One of the problems developing secure we based applications is that everything in the site ends up running as the same user id. This doesn't mean you can't do privilege separation using sudo or daemons, but it does mean that you always have to implement security controls in your applications. A mandatory access system does not solve these problems, but it should simplify some some of them. Fortunately SELinux is not the only game in town; AppArmor, GRSecurity and Smack are all available, well tested and widely implemented on Linux systems.

Of course, if you are Google or Facebook, then you can afford to spend 100's of man years working out how to get SELinux working properly (and of course there are no security bugs in Android).

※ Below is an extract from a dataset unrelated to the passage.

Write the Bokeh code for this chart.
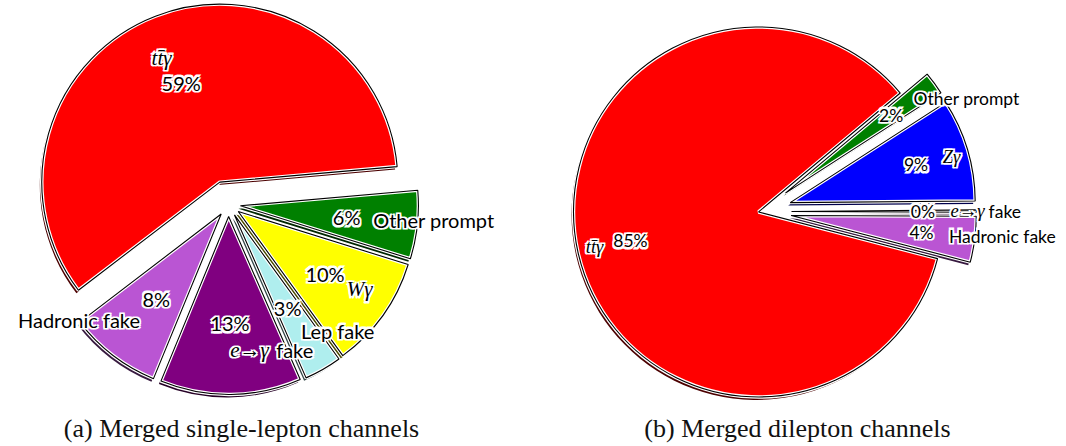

What is wrong with SELinux?

The people developing SELinux (or insisting on its use) have missed out on something I have drummed into every junior programmer I have trained:

We don't write code for computers to understand; we write it for humans to understand.

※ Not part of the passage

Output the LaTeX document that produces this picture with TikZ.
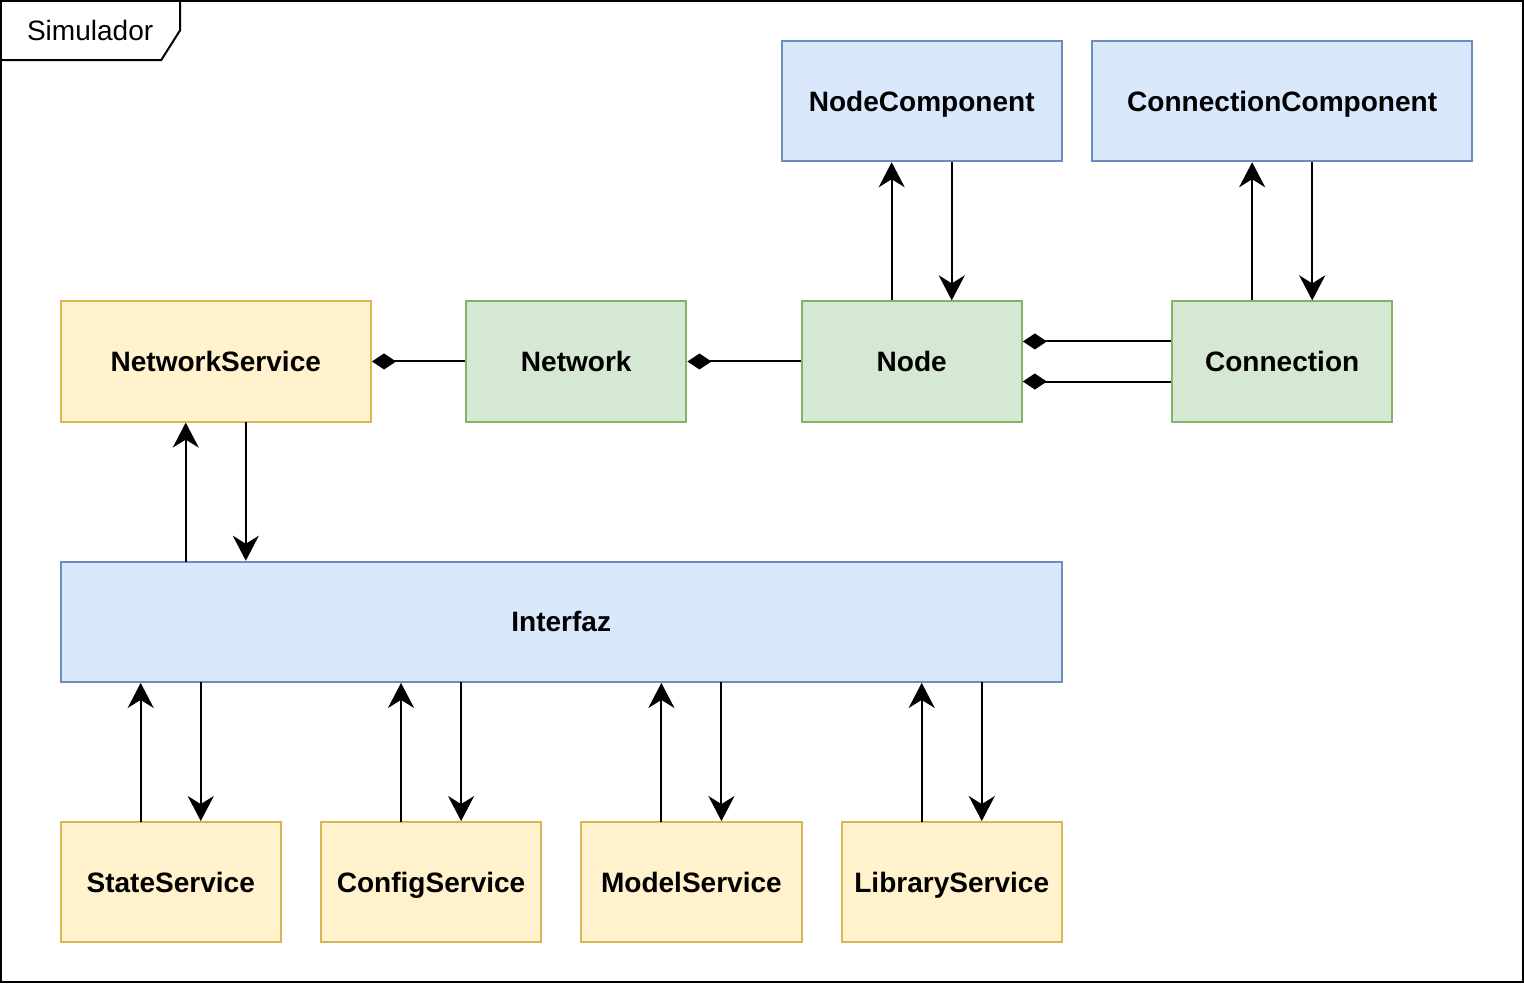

SELinux/Targeted policy is 

- really bad for productivity, 

- bad for availability, 

- bad for functionality

It is quicker to bypass SELinux/Targeted policy restrictions than change them to allow a denied action.

What is the solution?

The time you would spend aligning the off-the-shelf SELinux policies with your application will be better spent addressing the security of your system in conventional ways. Switch off SELinux and fix your security.